Browse Publications Technical Papers 2005-01-2549
2005-05-16

A Plea for Linear Units as an Alternative to Decibels and Octaves 2005-01-2549

Decibels were originally developed in the 1920s by the telephone industry (AT&T and Bell Labs). Initially the unit was the bel, derived from the name of Bell Labs and defined as the logarithm to the base 10 of the transmission loss of electrical power in telephone lines. It was also used for voice signals in telephones where the preferred unit became a tenth of a bel or decibel. The adoption of decibel for sound appears to be due principally to the dominant position of the Bell's acoustical research staff in the 1920s and 1930s. Octaves have their origin in music and were used to facilitate the use of analogue filters in partitioning the frequency scale. Partitioning into octaves divides the frequency scale into bands increasing in width by a factor of 2 with increasing frequency. To obtain greater resolution, the partitioning is often performed in 1/3 and sometimes in 1/12 octaves. However resolution remains poor particularly at higher frequencies. The ear can distinguish frequency differences that are much smaller than 1/3 or 1/12 octaves. Decibels and octave filtering originated in an era when slide rules and logarithmic tables were used for engineering computation.
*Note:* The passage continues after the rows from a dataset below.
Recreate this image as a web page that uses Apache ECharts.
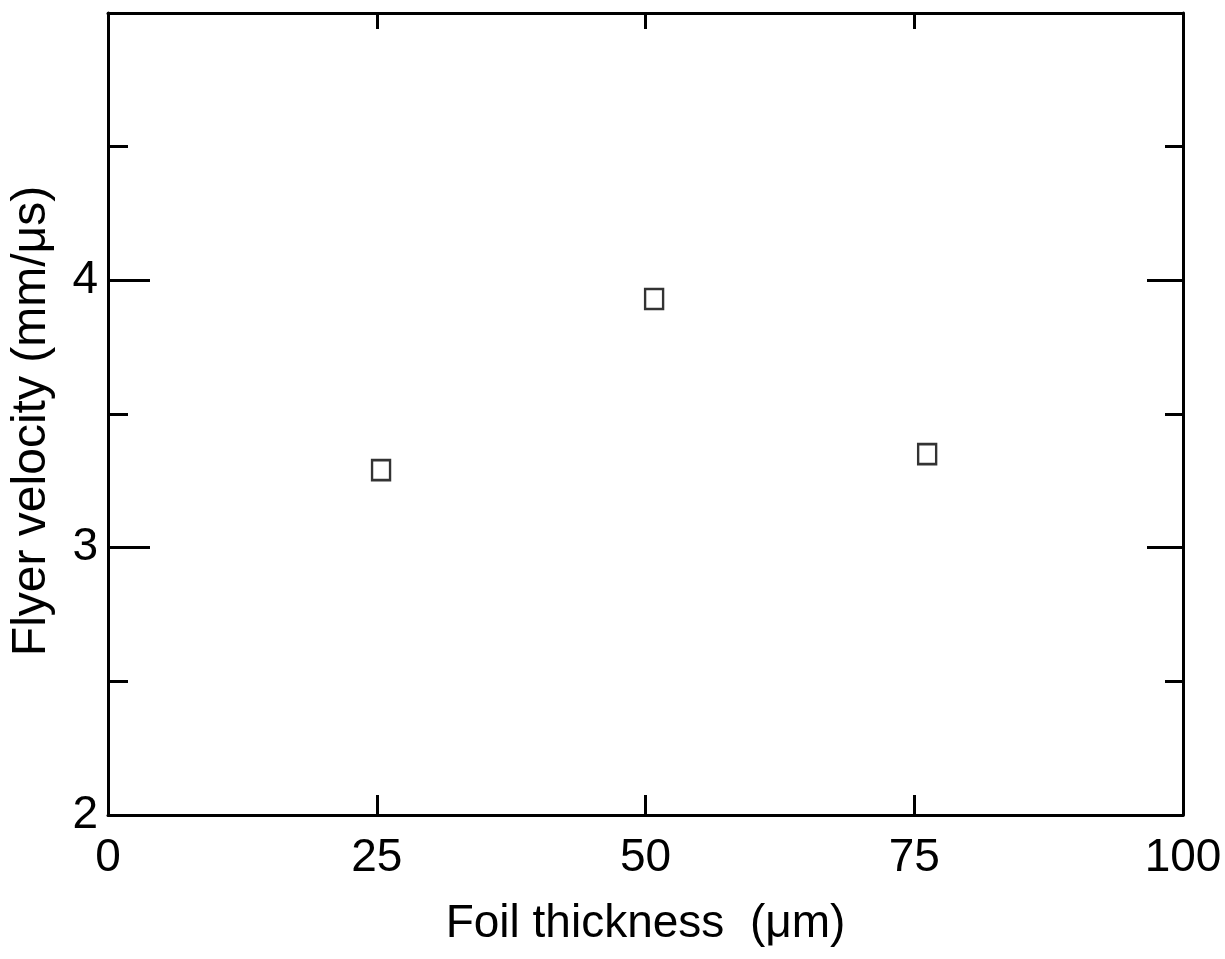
<!DOCTYPE html>
<html>
<head>
<meta charset="utf-8">
<script src="https://cdn.jsdelivr.net/npm/echarts@6/dist/echarts.min.js"></script>
<style>html,body{margin:0;padding:0;background:#fff}#c{width:1225px;height:959px}</style>
</head>
<body>
<div id="c"></div>
<script>
// Data
const foilThickness = [25.4, 50.8, 76.2];      // μm
const flyerVelocity = [3.29, 3.93, 3.35];      // mm/μs
const xTicks = [0, 25, 50, 75, 100];
const yTickLabels = [2, 3, 4];

const FONT = '"Liberation Sans", Arial, Helvetica, sans-serif';
const chart = echarts.init(document.getElementById('c'));
const axisLine = {show: true, onZero: false, lineStyle: {color: '#000', width: 3}};
const points = foilThickness.map((x, i) => [x, flyerVelocity[i]]);

chart.setOption({
  backgroundColor: '#fff',
  animation: false,
  grid: {left: 107, top: 13, width: 1076, height: 802, containLabel: false},
  xAxis: [
    {
      type: 'value', position: 'bottom', min: 0, max: 100, interval: 25,
      axisLine: axisLine,
      axisTick: {show: true, inside: true, length: 20, lineStyle: {color: '#000', width: 3}},
      axisLabel: {show: true, color: '#000', fontSize: 46, fontFamily: FONT, margin: 20,
        formatter: v => xTicks.includes(v) ? String(v) : ''},
      splitLine: {show: false},
      name: 'Foil thickness  (\u03bcm)', nameLocation: 'middle', nameGap: 86,
      nameTextStyle: {color: '#000', fontSize: 46, fontFamily: FONT}
    },
    {
      type: 'value', position: 'top', min: 0, max: 100, interval: 25,
      axisLine: axisLine,
      axisTick: {show: true, inside: true, length: 16, lineStyle: {color: '#000', width: 3}},
      axisLabel: {show: false}, splitLine: {show: false}
    }
  ],
  yAxis: [
    {
      type: 'value', position: 'left', min: 2, max: 5, interval: 1,
      axisLine: axisLine,
      axisTick: {show: true, inside: true, length: 42, lineStyle: {color: '#000', width: 3}},
      minorTick: {show: true, splitNumber: 2, length: 20, lineStyle: {color: '#000', width: 3}},
      axisLabel: {show: true, color: '#000', fontSize: 46, fontFamily: FONT, margin: 10,
        formatter: v => yTickLabels.includes(v) ? String(v) : ''},
      splitLine: {show: false}, minorSplitLine: {show: false},
      name: 'Flyer velocity (mm/\u03bcs)', nameLocation: 'middle', nameGap: 52, nameRotate: 90,
      nameTextStyle: {color: '#000', fontSize: 48, fontFamily: FONT, padding: [0, 14, 0, 0]}
    },
    {
      type: 'value', position: 'right', min: 2, max: 5, interval: 1,
      axisLine: axisLine,
      axisTick: {show: true, inside: true, length: 36, lineStyle: {color: '#000', width: 3}},
      minorTick: {show: true, splitNumber: 2, length: 18, lineStyle: {color: '#000', width: 3}},
      axisLabel: {show: false}, splitLine: {show: false}, minorSplitLine: {show: false}
    }
  ],
  series: [{
    type: 'scatter', xAxisIndex: 0, yAxisIndex: 0,
    data: points,
    symbol: 'rect', symbolSize: [18, 20],
    itemStyle: {color: '#fff', borderColor: '#000', borderWidth: 2.5}
  }]
});
</script>
</body>
</html>
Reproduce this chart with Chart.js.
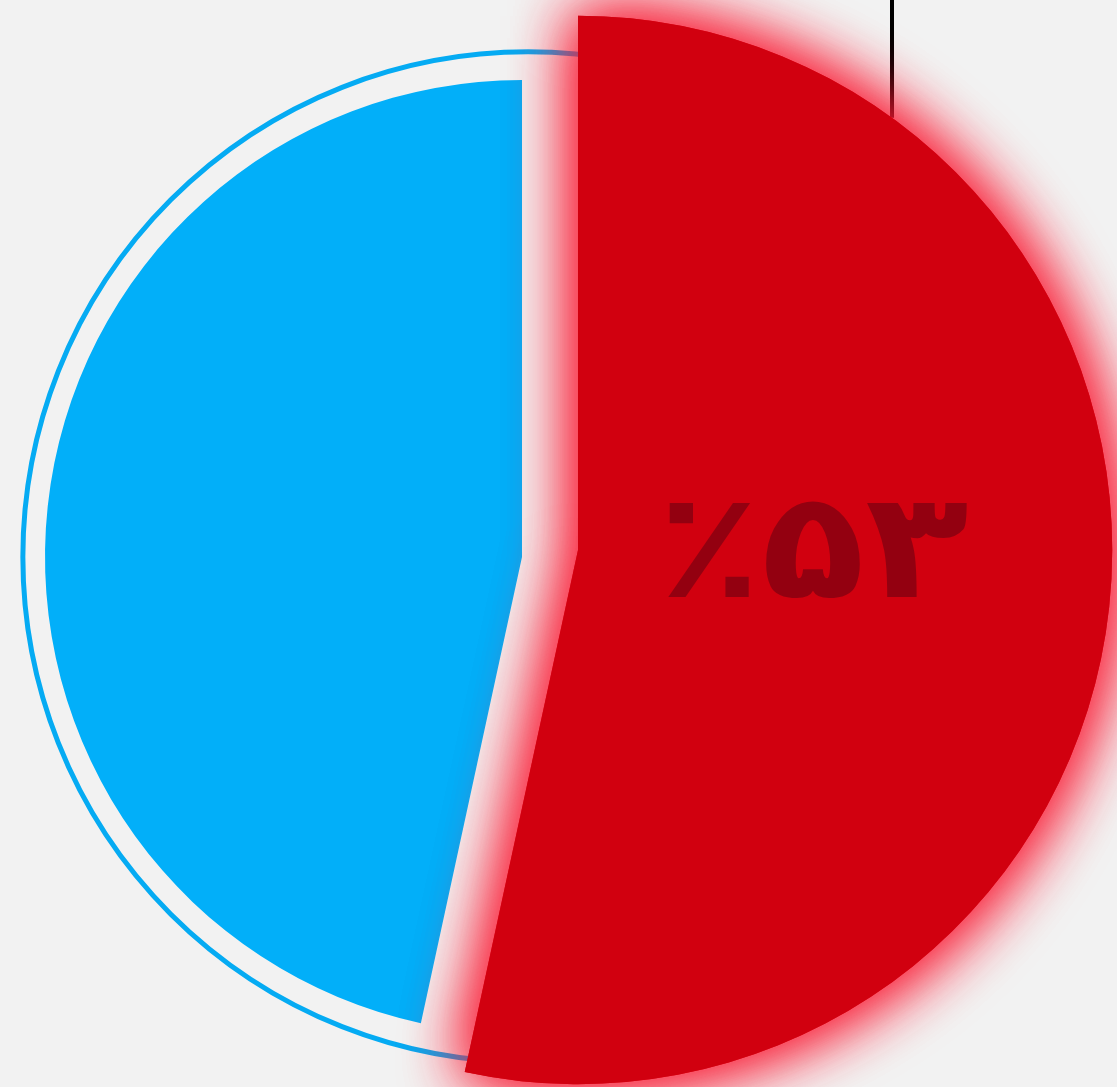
<!DOCTYPE html>
<html lang="fa">
<head>
<meta charset="utf-8">
<title>سهم</title>
<script src="https://cdn.jsdelivr.net/npm/chart.js@4.4.1/dist/chart.umd.min.js"></script>
<style>
  html, body { margin: 0; padding: 0; background: #f2f2f2; }
  #wrap { width: 1117px; height: 1087px; position: relative; }
</style>
</head>
<body>
<div id="wrap"><canvas id="pieChart"></canvas></div>
<script>
// data: blue first so the red slice is painted on top of it
const labels = ['سایر', 'سهم'];
const values = [46.6, 53.4];
const colors = ['#02aff9', '#d1000f'];

const FA_DIGITS = '۰۱۲۳۴۵۶۷۸۹';
const toFa = (n) => String(n).replace(/\d/g, (d) => FA_DIGITS[d]);

const total = values.reduce((a, b) => a + b, 0);
const redShare = values[1] / total;

// look of the exploded red slice and the outer ring
const RED_GROW = 1.12;     // red radius relative to blue
const RED_SHIFT = { x: 50, y: -7 };
const BLUE_SHIFT = { x: -6, y: 0 };
const RING_SCALE = 1.059;
const LEADER_DEG = 36;     // where the leader line touches the red arc

const piePlugin = {
  id: 'piePlugin',
  afterDatasetsUpdate(chart) {
    const meta = chart.getDatasetMeta(0);
    const blue = meta.data[0];
    const red = meta.data[1];
    const r = blue.outerRadius;
    blue.x += BLUE_SHIFT.x;
    blue.y += BLUE_SHIFT.y;
    red.x += RED_SHIFT.x;
    red.y += RED_SHIFT.y;
    red.outerRadius = r * RED_GROW;
    if (!red._glow) {
      const orig = red.draw;
      red.draw = function (ctx, area) {
        ctx.save();
        ctx.shadowColor = 'rgba(250, 25, 50, 1)';
        ctx.shadowBlur = 65;
        orig.call(this, ctx, area);
        orig.call(this, ctx, area);
        ctx.restore();
      };
      red._glow = true;
    }
  },
  beforeDatasetsDraw(chart) {
    const { ctx } = chart;
    const meta = chart.getDatasetMeta(0);
    const blue = meta.data[0];
    const red = meta.data[1];
    const cx = blue.x - BLUE_SHIFT.x;
    const cy = blue.y - BLUE_SHIFT.y;
    ctx.save();
    // outer ring
    ctx.beginPath();
    ctx.arc(cx, cy, blue.outerRadius * RING_SCALE, 0, Math.PI * 2);
    ctx.strokeStyle = '#05abf3';
    ctx.lineWidth = 5;
    ctx.stroke();
    // leader line
    const a = LEADER_DEG * Math.PI / 180;
    const lx = red.x + red.outerRadius * Math.sin(a);
    const ly = red.y - red.outerRadius * Math.cos(a);
    ctx.beginPath();
    ctx.moveTo(lx, 0);
    ctx.lineTo(lx, ly);
    ctx.strokeStyle = '#000';
    ctx.lineWidth = 4;
    ctx.stroke();
    ctx.restore();
  },
  afterDatasetsDraw(chart) {
    const { ctx } = chart;
    const red = chart.getDatasetMeta(0).data[1];
    const text = '٪' + toFa(Math.round(values[1] / total * 100));
    ctx.save();
    ctx.translate(red.x + red.outerRadius * 0.44, red.y + 9);
    ctx.scale(1.15, 1);
    ctx.direction = 'ltr';
    ctx.font = 'bold 148px "DejaVu Sans"';
    ctx.letterSpacing = '22px';
    ctx.fillStyle = '#930010';
    ctx.textAlign = 'center';
    ctx.textBaseline = 'middle';
    ctx.fillText(text, 0, 0);
    ctx.restore();
  },
};

new Chart(document.getElementById('pieChart'), {
  type: 'pie',
  data: {
    labels,
    datasets: [{
      data: values,
      backgroundColor: colors,
      borderWidth: 0,
    }],
  },
  options: {
    responsive: true,
    maintainAspectRatio: false,
    animation: false,
    rotation: redShare * 360,
    layout: { padding: { left: 51, top: 80, right: 112, bottom: 53 } },
    plugins: {
      legend: { display: false },
      tooltip: { enabled: false },
    },
  },
  plugins: [piePlugin],
});
</script>
</body>
</html>
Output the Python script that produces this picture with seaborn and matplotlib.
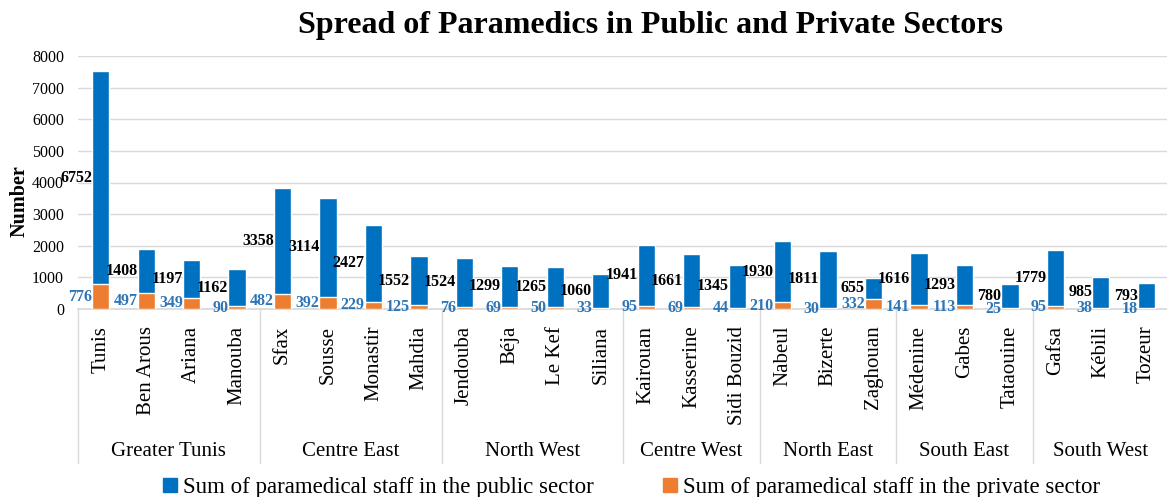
import matplotlib
matplotlib.use("Agg")
import matplotlib.pyplot as plt
import matplotlib.transforms as mtransforms
from matplotlib.lines import Line2D
import pandas as pd
import seaborn as sns

# Governorates grouped by region
regions = ["Greater Tunis", "Centre East", "North West", "Centre West",
           "North East", "South East", "South West"]
region_sizes = [4, 4, 4, 3, 3, 3, 3]
governorates = ["Tunis", "Ben Arous", "Ariana", "Manouba",
                "Sfax", "Sousse", "Monastir", "Mahdia",
                "Jendouba", "Béja", "Le Kef", "Siliana",
                "Kairouan", "Kasserine", "Sidi Bouzid",
                "Nabeul", "Bizerte", "Zaghouan",
                "Médenine", "Gabes", "Tataouine",
                "Gafsa", "Kébili", "Tozeur"]
public_staff = [6752, 1408, 1197, 1162,
                3358, 3114, 2427, 1552,
                1524, 1299, 1265, 1060,
                1941, 1661, 1345,
                1930, 1811, 655,
                1616, 1293, 780,
                1779, 985, 793]
private_staff = [776, 497, 349, 90,
                 482, 392, 229, 125,
                 76, 69, 50, 33,
                 95, 69, 44,
                 210, 30, 332,
                 141, 113, 25,
                 95, 38, 18]
y_ticks = [0, 1000, 2000, 3000, 4000, 5000, 6000, 7000, 8000]

BLUE = "#0070C0"
ORANGE = "#ED7D31"
LABEL_BLUE = "#2E75B6"
GRID = "#D9D9D9"

df = pd.DataFrame({
    "governorate": governorates,
    "public": public_staff,
    "private": private_staff,
})
df["total"] = df["public"] + df["private"]

sns.set_theme(style="white")
plt.rcParams["font.family"] = ["Liberation Serif", "DejaVu Serif"]
plt.rcParams["text.color"] = "black"
plt.rcParams["axes.labelcolor"] = "black"
plt.rcParams["xtick.color"] = "black"
plt.rcParams["ytick.color"] = "black"

fig = plt.figure(figsize=(11.67, 4.97), dpi=100)
ax = fig.add_axes([78 / 1167, 188 / 497, 1091 / 1167, 253 / 497])

bar_w = 0.38
sns.barplot(data=df, x="governorate", y="total", order=governorates,
            color=BLUE, saturation=1, width=bar_w, errorbar=None, ax=ax,
            zorder=3)
sns.barplot(data=df, x="governorate", y="private", order=governorates,
            color=ORANGE, saturation=1, width=bar_w, errorbar=None, ax=ax,
            zorder=3)

ax.set_xlim(-0.5, len(governorates) - 0.5)
ax.set_ylim(0, 8000)
ax.set_yticks(y_ticks)
ax.set_yticklabels([str(t) for t in y_ticks], fontsize=11.5)
ax.yaxis.grid(True, color=GRID, linewidth=1, zorder=0)
ax.set_axisbelow(True)
ax.tick_params(axis="y", length=0, pad=10)
ax.tick_params(axis="x", length=0, pad=12)
ax.set_xticks(range(len(governorates)))
ax.set_xticklabels(governorates, rotation=90, fontsize=15, va="top",
                   ha="center")
ax.set_xlabel("")
ax.set_ylabel("")
for side in ["top", "right", "left"]:
    ax.spines[side].set_visible(False)
ax.spines["bottom"].set_color(GRID)

# Value labels sit just left of each bar
for i, (pub, prv) in enumerate(zip(public_staff, private_staff)):
    x_left = i - bar_w / 2
    ax.text(x_left, prv + pub / 2, f"{pub}", ha="right", va="center",
            fontsize=11.5, fontweight="bold", color="black", zorder=5)
    ax.text(x_left, prv / 2, f"{prv}", ha="right", va="center",
            fontsize=11.5, fontweight="bold", color=LABEL_BLUE, zorder=5)

# Region separators and region names under the governorate labels
trans = mtransforms.blended_transform_factory(ax.transData, ax.transAxes)
sep_bottom = (309 - 463) / 253
start = -0.5
ax.plot([start, start], [0, sep_bottom], color=GRID, lw=1,
        transform=trans, clip_on=False)
for name, size in zip(regions, region_sizes):
    end = start + size
    ax.plot([end, end], [0, sep_bottom], color=GRID, lw=1,
            transform=trans, clip_on=False)
    ax.text((start + end) / 2, (309 - 452) / 253, name, ha="center",
            va="center", fontsize=15, color="black", transform=trans)
    start = end

fig.text(651 / 1167, 1 - 26 / 497,
         "Spread of Paramedics in Public and Private Sectors",
         ha="center", va="center", fontsize=23, fontweight="bold",
         color="black")
fig.text(20 / 1167, 1 - 201 / 497, "Number", rotation=90, ha="center",
         va="center", fontsize=14.5, fontweight="bold", color="black")

handles = [Line2D([], [], marker="s", linestyle="none", markersize=10,
                  color=BLUE),
           Line2D([], [], marker="s", linestyle="none", markersize=10,
                  color=ORANGE)]
leg = fig.legend(handles,
                 ["Sum of paramedical staff in the public sector",
                  "Sum of paramedical staff in the private sector"],
                 loc="center", bbox_to_anchor=(631 / 1167, 1 - 487 / 497),
                 ncol=2, frameon=False, fontsize=16.5, handlelength=0.7,
                 handletextpad=0.2, columnspacing=3.0, borderaxespad=0)
for t in leg.get_texts():
    t.set_color("black")

fig.savefig("out.png", dpi=100)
Nowadays digital signal processing with Fourier transforms provides much better resolution. Measurements are made in ordinary linear SI units followed by conversion into decibels and octaves. This final step is unnecessary. The data would be simpler and more informative if left in the linear SI form. Octaves and their fractions obscure frequency information. In some applications involving the measurement of vector quantities, such as sound power flow (intensity), the use of decibels and octave filtering is a definite impediment to the measurement. In this paper these questions are explored in detail. Also sound-power testing is proposed as an alternative to passby and other forms of noise testing in the auto industry. The benefits of sound-power testing are (a) it is independent of the test site and (b) it provides information identifying and quantifying the contributions of component noise sources.